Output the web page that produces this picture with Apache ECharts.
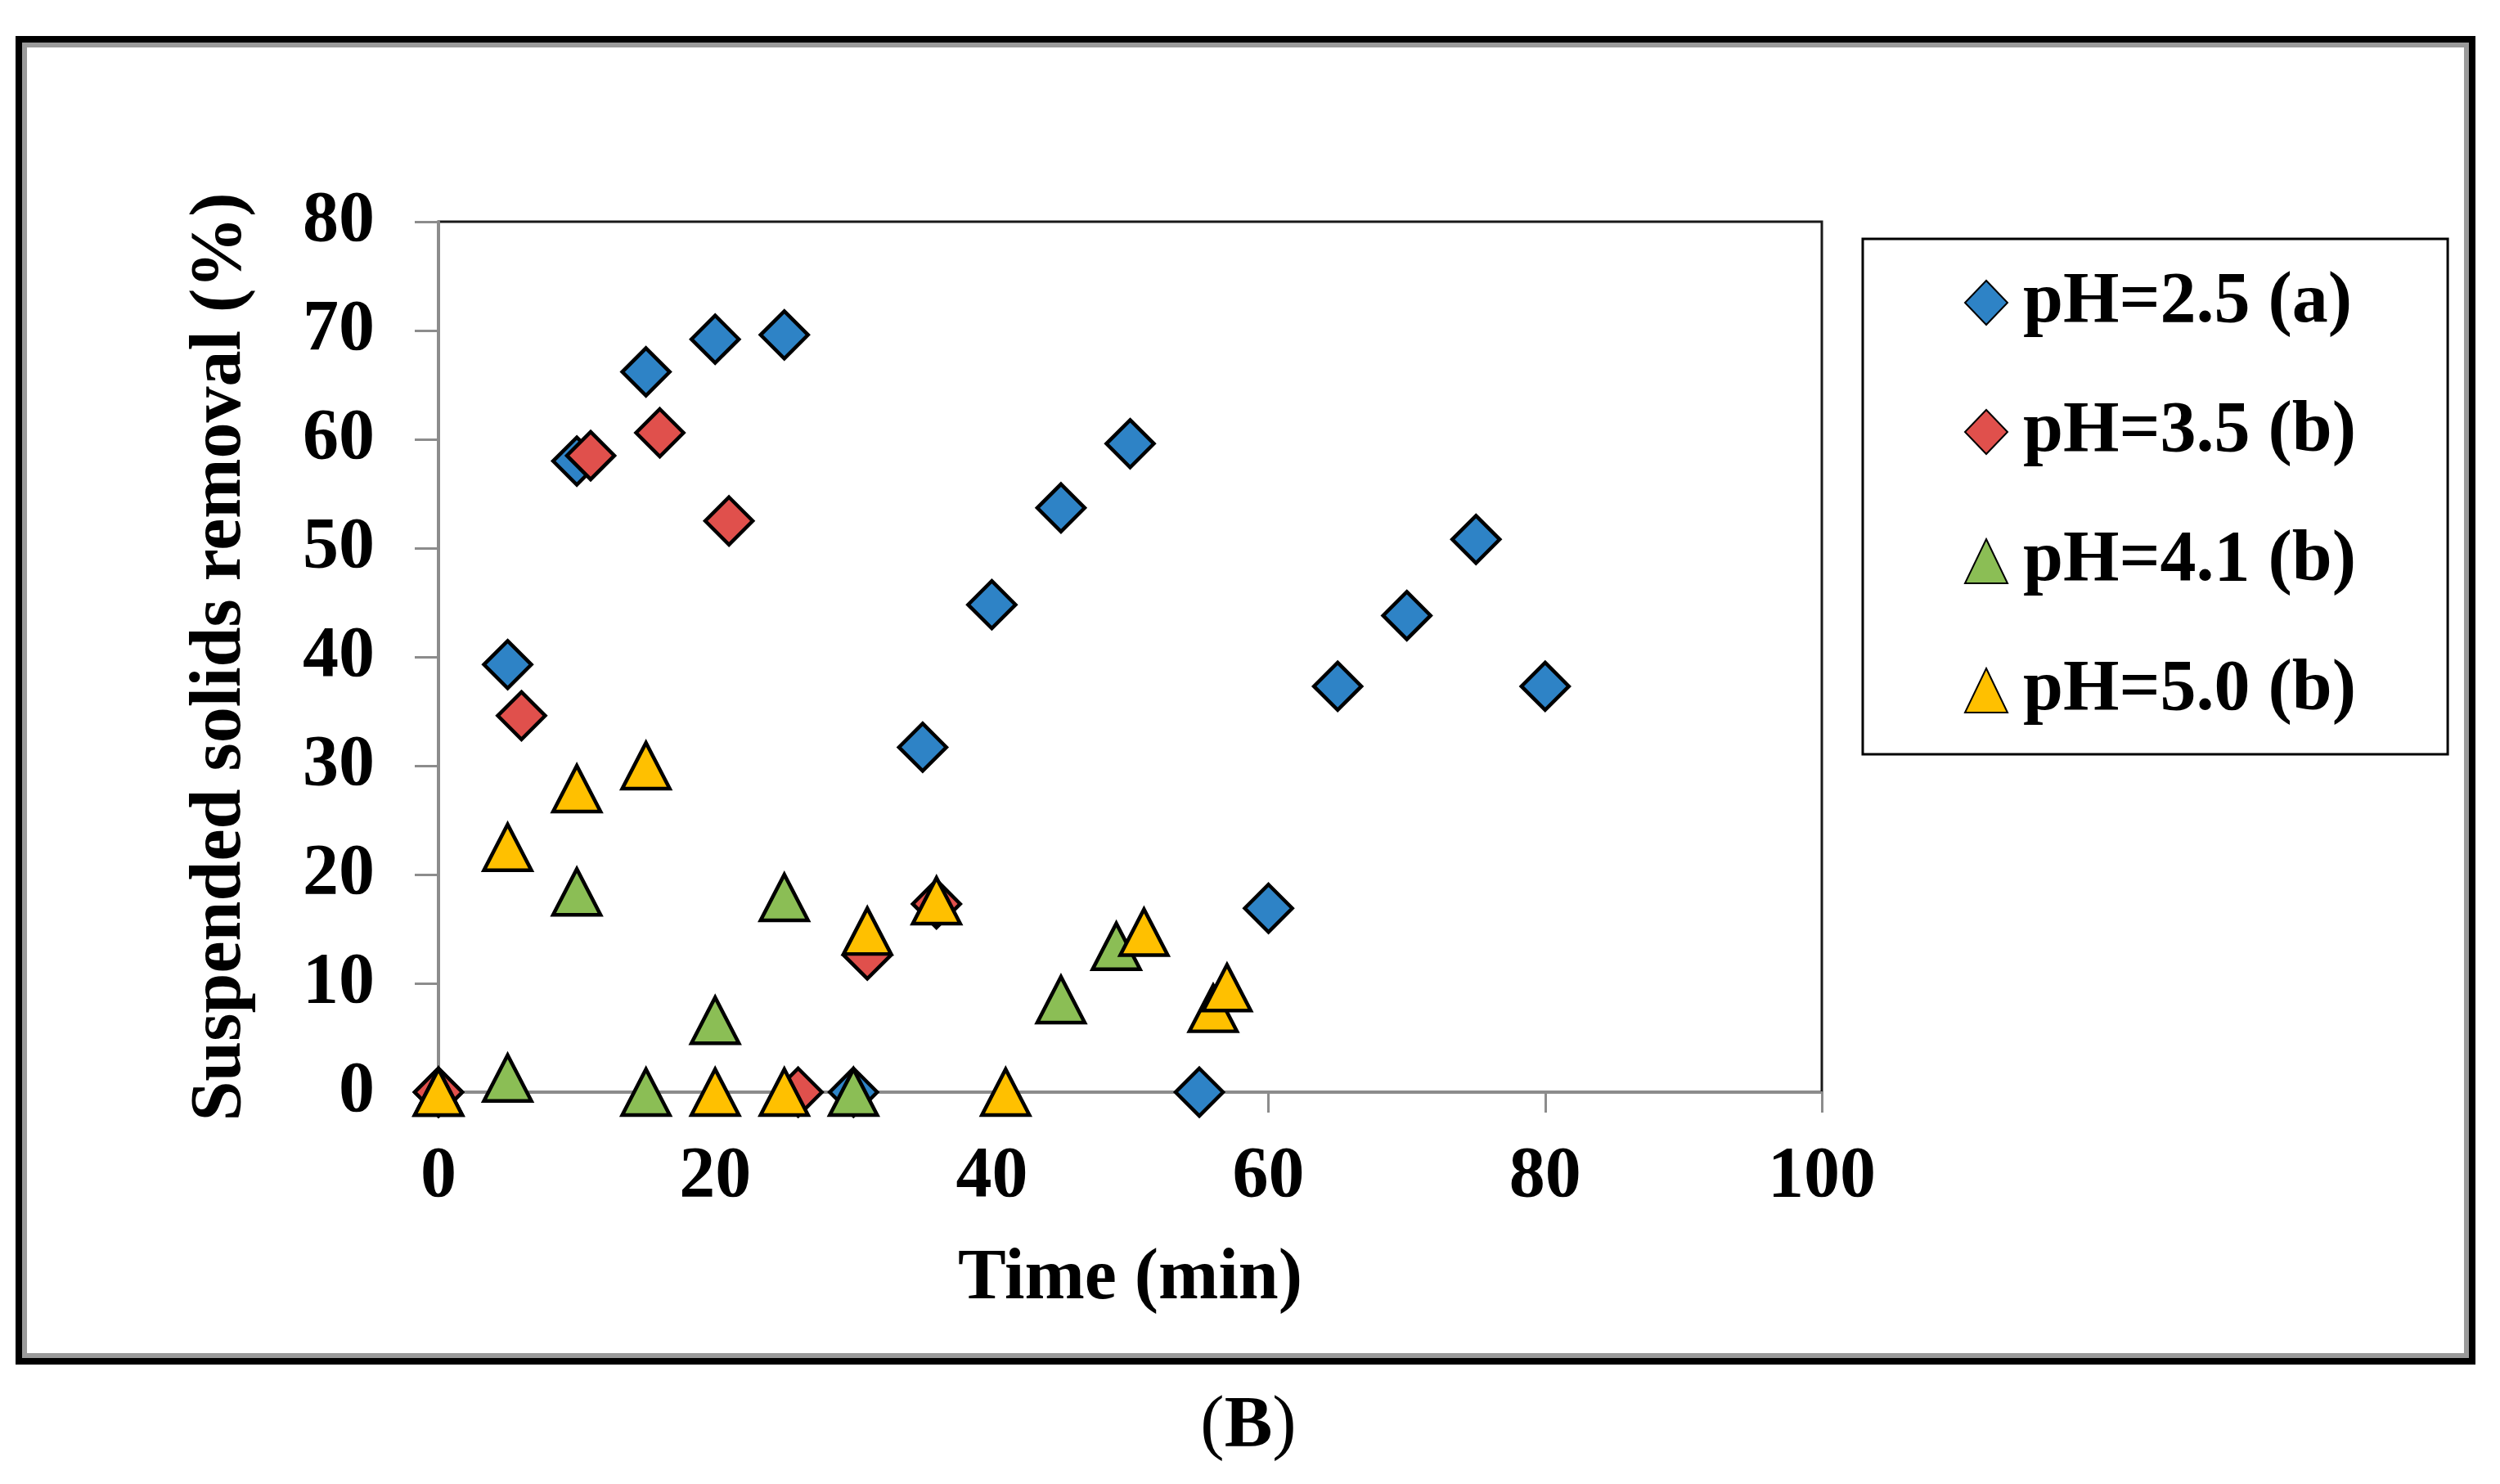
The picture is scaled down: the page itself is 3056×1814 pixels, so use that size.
<!DOCTYPE html>
<html>
<head>
<meta charset="utf-8">
<script src="https://cdn.jsdelivr.net/npm/echarts@6/dist/echarts.min.js"></script>
<style>
  html, body { margin: 0; padding: 0; background: #fff; }
  #chart { width: 3056px; height: 1814px; }
</style>
</head>
<body>
<div id="chart"></div>
<script>
// values (time in min, removal in %)
var timeA = [0, 5, 10, 15, 20, 25, 30, 35, 40, 45, 50, 55, 60, 65, 70, 75, 80]
var removalA = [0, 39.3, 58, 66.2, 69.2, 69.6, 0, 31.7, 44.8, 53.7, 59.6, 0, 16.9, 37.3, 43.8, 50.8, 37.3]
var timeB = [0, 6, 11, 16, 21, 26, 31, 36]
var removalB = [0, 34.6, 58.5, 60.6, 52.5, 0, 12.6, 17.3]
var timeC = [0, 5, 10, 15, 20, 25, 30, 45, 49]
var removalC = [0, 1.3, 18.4, 0, 6.6, 17.9, 0, 8.5, 13.4]
var timeD = [0, 5, 10, 15, 20, 25, 31, 36, 41, 51, 56, 57]
var removalD = [0, 22.5, 27.9, 30, 0, 0, 14.8, 17.6, 0, 14.7, 7.7, 9.6]

var seriesNames = ['pH=2.5 (a)', 'pH=3.5 (b)', 'pH=4.1 (b)', 'pH=5.0 (b)']
var xTicks = [0, 20, 40, 60, 80, 100]
var yTicks = [0, 10, 20, 30, 40, 50, 60, 70, 80]

var font = 'Liberation Serif'
var axisGray = '#8c8c8c'

function pairs (xs, ys) {
  return xs.map(function (x, i) { return [x, ys[i]] })
}

function scatter (name, xs, ys, symbol, color) {
  var size = symbol === 'diamond' ? [58, 58] : [58, 56]
  return {
    name: name,
    type: 'scatter',
    symbol: symbol,
    symbolSize: size,
    clip: false,
    itemStyle: { color: color, borderColor: '#000', borderWidth: 4.5, opacity: 1 },
    emphasis: { disabled: true },
    data: pairs(xs, ys)
  }
}

var myChart = echarts.init(document.getElementById('chart'))
var option = {
  backgroundColor: '#fff',
  animation: false,
  graphic: [
    { type: 'rect', shape: { x: 23, y: 48, width: 2999, height: 1616 }, style: { fill: 'none', stroke: '#000', lineWidth: 8 }, z: 100 },
    { type: 'rect', shape: { x: 30, y: 55, width: 2985, height: 1602 }, style: { fill: 'none', stroke: '#9a9a9a', lineWidth: 6 }, z: 100 },
    {
      type: 'text',
      x: 1526,
      y: 1744,
      style: {
        text: '{n|(}{b|B}{n|)}',
        align: 'center',
        verticalAlign: 'middle',
        rich: {
          n: { fontFamily: font, fontSize: 88, fontWeight: 'normal', fill: '#000', lineHeight: 88 },
          b: { fontFamily: font, fontSize: 88, fontWeight: 'bold', fill: '#000', lineHeight: 88 }
        }
      }
    }
  ],
  legend: {
    data: seriesNames,
    orient: 'vertical',
    left: 2277,
    top: 292,
    padding: [34, 112, 34, 124],
    itemGap: 70,
    itemWidth: 52,
    itemHeight: 54,
    borderColor: '#000',
    borderWidth: 3,
    itemStyle: { borderWidth: 2, opacity: 1 },
    textStyle: { fontFamily: font, fontWeight: 'bold', fontSize: 88, lineHeight: 88, color: '#000', padding: [0, 0, 0, 14] }
  },
  grid: {
    left: 536,
    right: 829,
    top: 271,
    bottom: 479,
    show: true,
    borderColor: '#1a1a1a',
    borderWidth: 3
  },
  xAxis: {
    type: 'value',
    min: xTicks[0],
    max: xTicks[xTicks.length - 1],
    interval: 20,
    name: 'Time (min)',
    nameLocation: 'middle',
    nameGap: 185,
    nameTextStyle: { fontFamily: font, fontWeight: 'bold', fontSize: 88, lineHeight: 88, color: '#000' },
    axisLine: { show: true, onZero: false, lineStyle: { color: axisGray, width: 3 } },
    axisTick: { show: true, inside: false, length: 25, lineStyle: { color: axisGray, width: 3 } },
    axisLabel: { margin: 60, fontFamily: font, fontWeight: 'bold', fontSize: 88, lineHeight: 88, color: '#000' },
    splitLine: { show: false }
  },
  yAxis: {
    type: 'value',
    min: yTicks[0],
    max: yTicks[yTicks.length - 1],
    interval: 10,
    name: 'Suspended solids removal (%)',
    nameLocation: 'middle',
    nameGap: 222,
    nameTextStyle: { fontFamily: font, fontWeight: 'bold', fontSize: 88, lineHeight: 88, color: '#000' },
    axisLine: { show: true, onZero: false, lineStyle: { color: axisGray, width: 3 } },
    axisTick: { show: true, inside: false, length: 29, lineStyle: { color: axisGray, width: 3 } },
    axisLabel: { margin: 78, fontFamily: font, fontWeight: 'bold', fontSize: 88, lineHeight: 88, color: '#000' },
    splitLine: { show: false }
  },
  series: [
    scatter(seriesNames[0], timeA, removalA, 'diamond', '#2E83C6'),
    scatter(seriesNames[1], timeB, removalB, 'diamond', '#E0504C'),
    scatter(seriesNames[2], timeC, removalC, 'triangle', '#8BBE55'),
    scatter(seriesNames[3], timeD, removalD, 'triangle', '#FFC000')
  ]
}
myChart.setOption(option)
</script>
</body>
</html>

-- What to produce --
Restate the full listing verbatim and drop every picture.

-- Written answer --
Output the web page that produces this picture with Apache ECharts.
The picture is scaled down: the page itself is 3056×1814 pixels, so use that size.
<!DOCTYPE html>
<html>
<head>
<meta charset="utf-8">
<script src="https://cdn.jsdelivr.net/npm/echarts@6/dist/echarts.min.js"></script>
<style>
  html, body { margin: 0; padding: 0; background: #fff; }
  #chart { width: 3056px; height: 1814px; }
</style>
</head>
<body>
<div id="chart"></div>
<script>
// values (time in min, removal in %)
var timeA = [0, 5, 10, 15, 20, 25, 30, 35, 40, 45, 50, 55, 60, 65, 70, 75, 80]
var removalA = [0, 39.3, 58, 66.2, 69.2, 69.6, 0, 31.7, 44.8, 53.7, 59.6, 0, 16.9, 37.3, 43.8, 50.8, 37.3]
var timeB = [0, 6, 11, 16, 21, 26, 31, 36]
var removalB = [0, 34.6, 58.5, 60.6, 52.5, 0, 12.6, 17.3]
var timeC = [0, 5, 10, 15, 20, 25, 30, 45, 49]
var removalC = [0, 1.3, 18.4, 0, 6.6, 17.9, 0, 8.5, 13.4]
var timeD = [0, 5, 10, 15, 20, 25, 31, 36, 41, 51, 56, 57]
var removalD = [0, 22.5, 27.9, 30, 0, 0, 14.8, 17.6, 0, 14.7, 7.7, 9.6]

var seriesNames = ['pH=2.5 (a)', 'pH=3.5 (b)', 'pH=4.1 (b)', 'pH=5.0 (b)']
var xTicks = [0, 20, 40, 60, 80, 100]
var yTicks = [0, 10, 20, 30, 40, 50, 60, 70, 80]

var font = 'Liberation Serif'
var axisGray = '#8c8c8c'

function pairs (xs, ys) {
  return xs.map(function (x, i) { return [x, ys[i]] })
}

function scatter (name, xs, ys, symbol, color) {
  var size = symbol === 'diamond' ? [58, 58] : [58, 56]
  return {
    name: name,
    type: 'scatter',
    symbol: symbol,
    symbolSize: size,
    clip: false,
    itemStyle: { color: color, borderColor: '#000', borderWidth: 4.5, opacity: 1 },
    emphasis: { disabled: true },
    data: pairs(xs, ys)
  }
}

var myChart = echarts.init(document.getElementById('chart'))
var option = {
  backgroundColor: '#fff',
  animation: false,
  graphic: [
    { type: 'rect', shape: { x: 23, y: 48, width: 2999, height: 1616 }, style: { fill: 'none', stroke: '#000', lineWidth: 8 }, z: 100 },
    { type: 'rect', shape: { x: 30, y: 55, width: 2985, height: 1602 }, style: { fill: 'none', stroke: '#9a9a9a', lineWidth: 6 }, z: 100 },
    {
      type: 'text',
      x: 1526,
      y: 1744,
      style: {
        text: '{n|(}{b|B}{n|)}',
        align: 'center',
        verticalAlign: 'middle',
        rich: {
          n: { fontFamily: font, fontSize: 88, fontWeight: 'normal', fill: '#000', lineHeight: 88 },
          b: { fontFamily: font, fontSize: 88, fontWeight: 'bold', fill: '#000', lineHeight: 88 }
        }
      }
    }
  ],
  legend: {
    data: seriesNames,
    orient: 'vertical',
    left: 2277,
    top: 292,
    padding: [34, 112, 34, 124],
    itemGap: 70,
    itemWidth: 52,
    itemHeight: 54,
    borderColor: '#000',
    borderWidth: 3,
    itemStyle: { borderWidth: 2, opacity: 1 },
    textStyle: { fontFamily: font, fontWeight: 'bold', fontSize: 88, lineHeight: 88, color: '#000', padding: [0, 0, 0, 14] }
  },
  grid: {
    left: 536,
    right: 829,
    top: 271,
    bottom: 479,
    show: true,
    borderColor: '#1a1a1a',
    borderWidth: 3
  },
  xAxis: {
    type: 'value',
    min: xTicks[0],
    max: xTicks[xTicks.length - 1],
    interval: 20,
    name: 'Time (min)',
    nameLocation: 'middle',
    nameGap: 185,
    nameTextStyle: { fontFamily: font, fontWeight: 'bold', fontSize: 88, lineHeight: 88, color: '#000' },
    axisLine: { show: true, onZero: false, lineStyle: { color: axisGray, width: 3 } },
    axisTick: { show: true, inside: false, length: 25, lineStyle: { color: axisGray, width: 3 } },
    axisLabel: { margin: 60, fontFamily: font, fontWeight: 'bold', fontSize: 88, lineHeight: 88, color: '#000' },
    splitLine: { show: false }
  },
  yAxis: {
    type: 'value',
    min: yTicks[0],
    max: yTicks[yTicks.length - 1],
    interval: 10,
    name: 'Suspended solids removal (%)',
    nameLocation: 'middle',
    nameGap: 222,
    nameTextStyle: { fontFamily: font, fontWeight: 'bold', fontSize: 88, lineHeight: 88, color: '#000' },
    axisLine: { show: true, onZero: false, lineStyle: { color: axisGray, width: 3 } },
    axisTick: { show: true, inside: false, length: 29, lineStyle: { color: axisGray, width: 3 } },
    axisLabel: { margin: 78, fontFamily: font, fontWeight: 'bold', fontSize: 88, lineHeight: 88, color: '#000' },
    splitLine: { show: false }
  },
  series: [
    scatter(seriesNames[0], timeA, removalA, 'diamond', '#2E83C6'),
    scatter(seriesNames[1], timeB, removalB, 'diamond', '#E0504C'),
    scatter(seriesNames[2], timeC, removalC, 'triangle', '#8BBE55'),
    scatter(seriesNames[3], timeD, removalD, 'triangle', '#FFC000')
  ]
}
myChart.setOption(option)
</script>
</body>
</html>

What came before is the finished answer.